Emmanuel Ilesanmi

Personal information
- Full name: Emmanuel Tobiloba Ilesanmi
- Date of birth: 17 November 2004 (age 21)
- Position: Forward

Team information
- Current team: Alvechurch (on loan from AFC Telford United)

Youth career
- Harrogate Town

Senior career*
- Years: Team / Apps / (Gls)
- 2021–2024: Harrogate Town / 3 / (0)
- 2023: → Scarborough Athletic (loan) / 2 / (0)
- 2023: → Basford United (loan) / 4 / (0)
- 2024–2025: Derby County / 0 / (0)
- 2025: → Torquay United (loan) / 2 / (0)
- 2025: → Torquay United (loan) / 2 / (0)
- 2025–: AFC Telford United / 3 / (0)
- 2026–: → Alvechurch (loan) / 10 / (1)

= Emmanuel Ilesanmi =

English footballer

Emmanuel Tobiloba Ilesanmi (born 17 November 2004) is an English professional footballer who plays as a forward for Alvechurch, on loan from AFC Telford United.

He started his career at Harrogate Town, making his debut in 2021, and spending time on loan at non-league clubs Scarborough Athletic and Basford United. In July 2024, Ilesanmi signed with Derby County, initially as an under-21 player.
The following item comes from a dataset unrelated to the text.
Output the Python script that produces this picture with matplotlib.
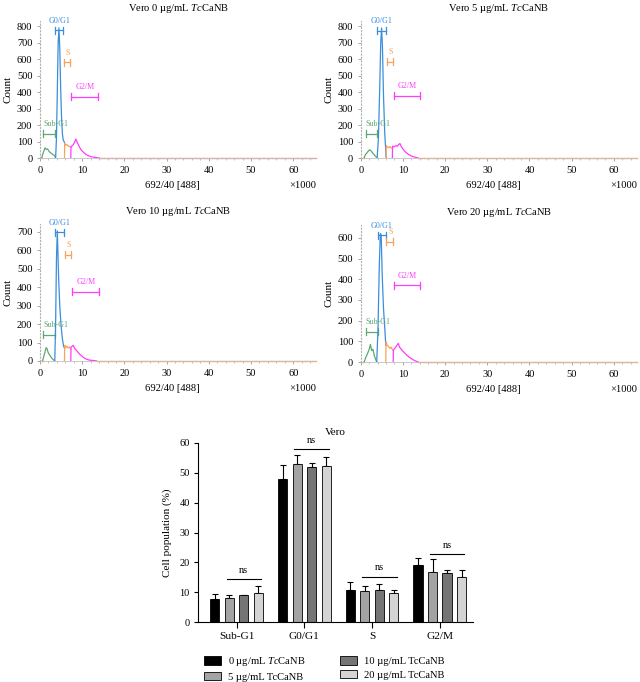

After two loan spells at Torquay United, Ilesanmi left Derby in the summer of 2025.

==Career==
===Harrogate Town===
Ilesanmi is a graduate of the Harrogate Town Academy, and in making his first-team debut on 5 October 2021 in the EFL Trophy, became the first Academy graduate to play for the first-team. He moved on loan to Scarborough Athletic in January 2023, and to Basford United in August 2023, for whom he made 4 league appearances.
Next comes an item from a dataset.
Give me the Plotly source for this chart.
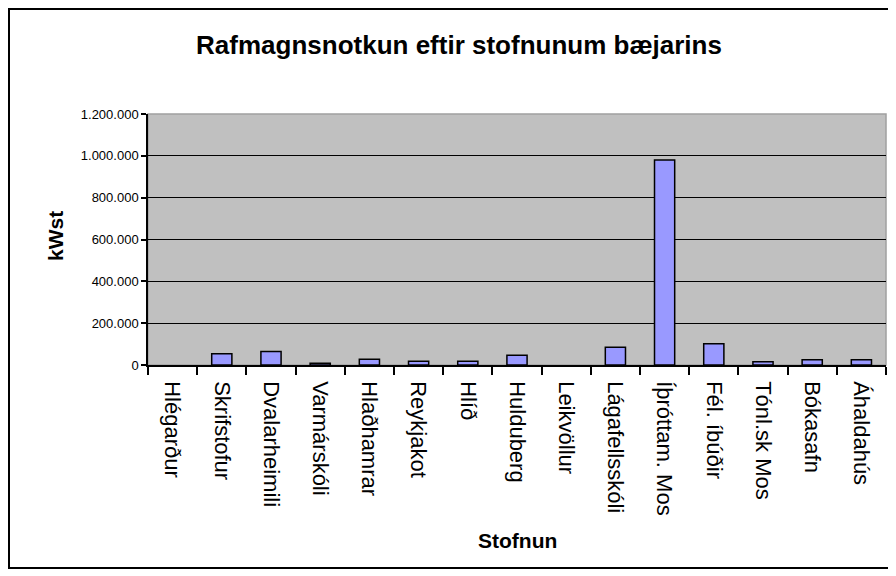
import plotly.graph_objects as go

categories = ["Hlégarður", "Skrifstofur", "Dvalarheimili", "Varmárskóli", "Hlaðhamrar",
              "Reykjakot", "Hlíð", "Hulduberg", "Leikvöllur", "Lágafellsskóli",
              "Íþróttam. Mos", "Fél. íbúðir", "Tónl.sk Mos", "Bókasafn", "Áhaldahús"]
kwst = [0, 54000, 64000, 8000, 27000, 18000, 18000, 47000, 0, 85000,
        980000, 102000, 16000, 25000, 25000]
y_ticks = [0, 200000, 400000, 600000, 800000, 1000000, 1200000]

OFF = 8  # page body margin
W, H = 896 - OFF, 576 - OFF
L, R, T, B = 148 - OFF, 886 - OFF, 114 - OFF, 365 - OFF

fig = go.Figure()
fig.add_trace(go.Bar(
    x=categories, y=kwst,
    marker=dict(color="#9999FF",
                line=dict(color="black", width=[0 if v == 0 else 1.5 for v in kwst])),
))

font = "Arial, Liberation Sans, sans-serif"
pw, ph = R - L, B - T

def px_x(p):
    return (p - OFF - L) / pw

def px_y(p):
    return (B - (p - OFF)) / ph

fig.update_layout(
    width=W, height=H,
    margin=dict(l=L, r=W - R, t=T, b=H - B, pad=0),
    paper_bgcolor="white", plot_bgcolor="#C0C0C0",
    separators=",.",
    showlegend=False,
    bargap=0.59,
    font=dict(family=font, color="black"),
    title=dict(text="<b>Rafmagnsnotkun eftir stofnunum bæjarins</b>",
               x=(459 - OFF) / W, xanchor="center", y=1 - (45 - OFF) / H, yanchor="middle",
               font=dict(size=26, family=font, color="black")),
    xaxis=dict(
        type="category", tickangle=90, tickfont=dict(size=22),
        ticks="outside", tickson="boundaries", ticklen=8, tickwidth=1.5, tickcolor="black",
        ticklabelstandoff=10,
        showline=True, linecolor="black", linewidth=1.5, showgrid=False,
        automargin=False,
    ),
    yaxis=dict(
        range=[0, 1200000], tickvals=y_ticks, tickformat=",d",
        tickfont=dict(size=13), ticks="outside", ticklen=5, tickwidth=1.5, tickcolor="black",
        showline=True, linecolor="black", linewidth=1.5,
        showgrid=True, gridcolor="black", gridwidth=1, zeroline=False,
        automargin=False,
    ),
    shapes=[
        dict(type="rect", xref="paper", yref="paper", x0=0, x1=1, y0=0, y1=1,
             line=dict(color="#A0A0A0", width=1.5), layer="below"),
        dict(type="rect", xref="paper", yref="paper",
             x0=px_x(9), x1=px_x(889), y0=px_y(568), y1=px_y(9),
             line=dict(color="black", width=2)),
    ],
)

fig.add_annotation(text="<b>Stofnun</b>", xref="paper", yref="paper",
                   x=px_x(518), y=px_y(540), showarrow=False,
                   font=dict(size=21, family=font, color="black"),
                   xanchor="center", yanchor="middle")
fig.add_annotation(text="<b>kWst</b>", xref="paper", yref="paper",
                   x=px_x(55), y=px_y(236), showarrow=False, textangle=-90,
                   font=dict(size=21, family=font, color="black"),
                   xanchor="center", yanchor="middle")

fig.write_html("out.html")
He was released by Harrogate at the end of the 2023–24 season.

===Derby County===
In July 2024, Ilesanmi signed with Derby County, initially as an under-21 player. In January 2025 he signed on loan for Torquay United. After a short period of injury during which he returned to home club Derby County, Ilesanmi returned on loan to Torquay United on 25 March 2025. He was released by the Rams at the end of the 2024–25 season.

===Non-league===
In July 2025 he signed for AFC Telford United. He later played on loan at Alvechurch.